Nightwatch in the Living City
- Cover art by Robin Wood
- Code: LC3
- Campaign setting: Forgotten Realms
- Authors: Walter Baas, Kira Glass
- First published: 1991

Linked modules
- The Living City

= Nightwatch in the Living City =

Nightwatch in the Living City is a collection of adventures published by the RPGA in 1991 for their Living City shared campaign world set in the Forgotten Realms using the second edition of the fantasy role-playing game Advanced Dungeons & Dragons.

==Plot summary==
The player characters have ventured to the city of Raven's Bluff with hopes of finding fame and fortune, and have joined the City Guard in their night-watch patrols as a means to that end. Events and encounters follow a sort of flow chart, with several linked episodes leading to a minor climax, with a major-action climax to end the adventure. Narrative frame and DM-control hooks carry the PCs from scene to scene, but within each scene the players and DM are free to explore a variety of approaches in solving conflicts. All the action in the module takes place in a single night in the setting.

==Publication history==
RPGA was the tournament division of TSR, and had been quite popular in the early 1980s. By 1987, in the face of decreasing membership as D&D tournaments fell out of fashion, RPGA introduced a "shared" campaign setting called "Living City" that was set in the city of Ravens Bluff and presented at conventions. This resulted in the "Living City" series of supplements and adventures; the third in the series was LC3 Nightwatch in The Living City, a 32-page adventure module based on an adventure that had been designed by Walter Baas and Kira Glass for RPGA tournament play. The adventure was adapted for publication with cover art by Robin Wood, interior art by Kevin Ward and cartography by Valerie Valusek. Nightwatch was published in 1991 by TSR under the RPGA imprint.

==Reception==
In Issue 171 of Dragon (July 1991), Ken Rolston called Nightwatch "a perfect example of how convention design and playtesting can produce a first-class adventure". Rolston calls the adventure challenges "lovely role-playing set pieces", attributing this to the RPGA Network making "a special effort to encourage the role-playing elements of FRP gaming". Rolston noted that Nightwatch is "all the more remarkable because city role-playing scenarios are notoriously tricky to run. Nightwatch simplifies the DM's task by providing a narrative framework [...] that leads the PCs from one conflict to another so smoothly that they aren't tempted to wander off into the city streets. In particular, the skillful dramatic staging of the PCs' induction to the Nightwatch gets the PCs quickly into character and into the spirit of the adventure." Rolston concluded by saying: "This is an inspiring piece of work, perfect to run as is or to use for stealing ideas. A well-rigged narrative structure is given, yet with ample roleplaying and improvisational opportunities for DM and players. Also present is a host of nifty characters to deal with and plot puzzles to solve, featuring numerous sly and surprising variations on conventional AD&D game cliches. Finally, good fun in abundance. I highly recommend this."
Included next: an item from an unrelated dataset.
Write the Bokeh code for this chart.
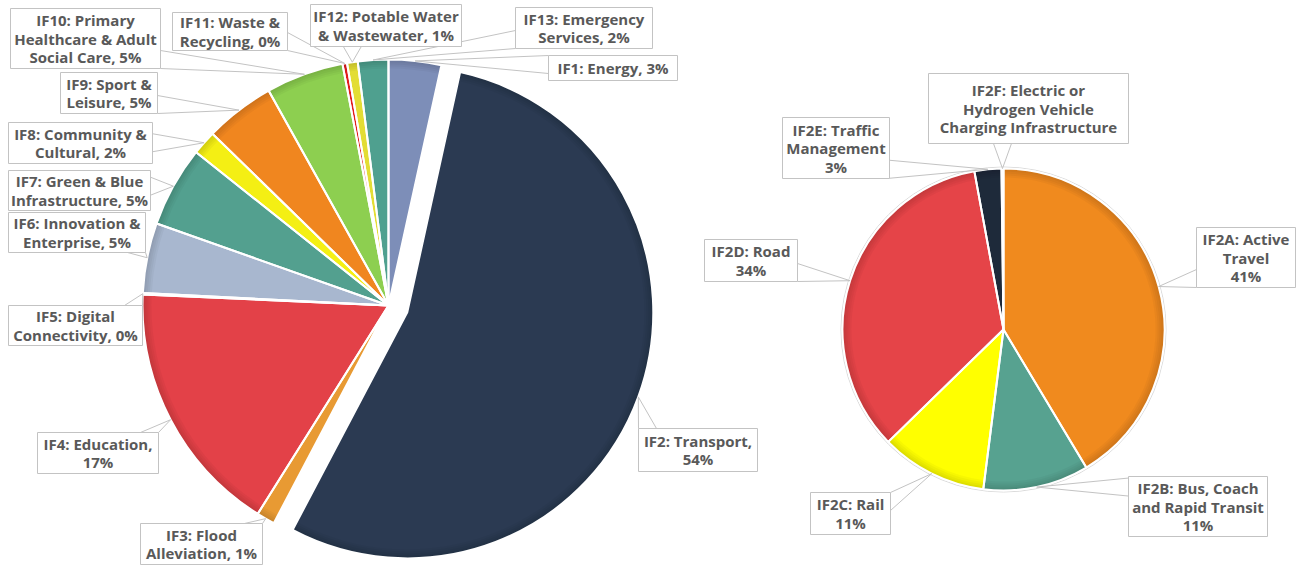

In his 2023 book Monsters, Aliens, and Holes in the Ground, RPG historian Stu Horvath disparaged the cover art of the entire series of Living City books, saying, "The covers are surprisingly second rate for what amounted to a new and exciting way to play D&D." The one exception in Horvath's opinion was Nightwatch: "The best of the lot is Robin Wood's delightfully overjoyed thief, but Nightwatch is the least interesting of the books — more a traditional adventure than an expansion of the Living City concept."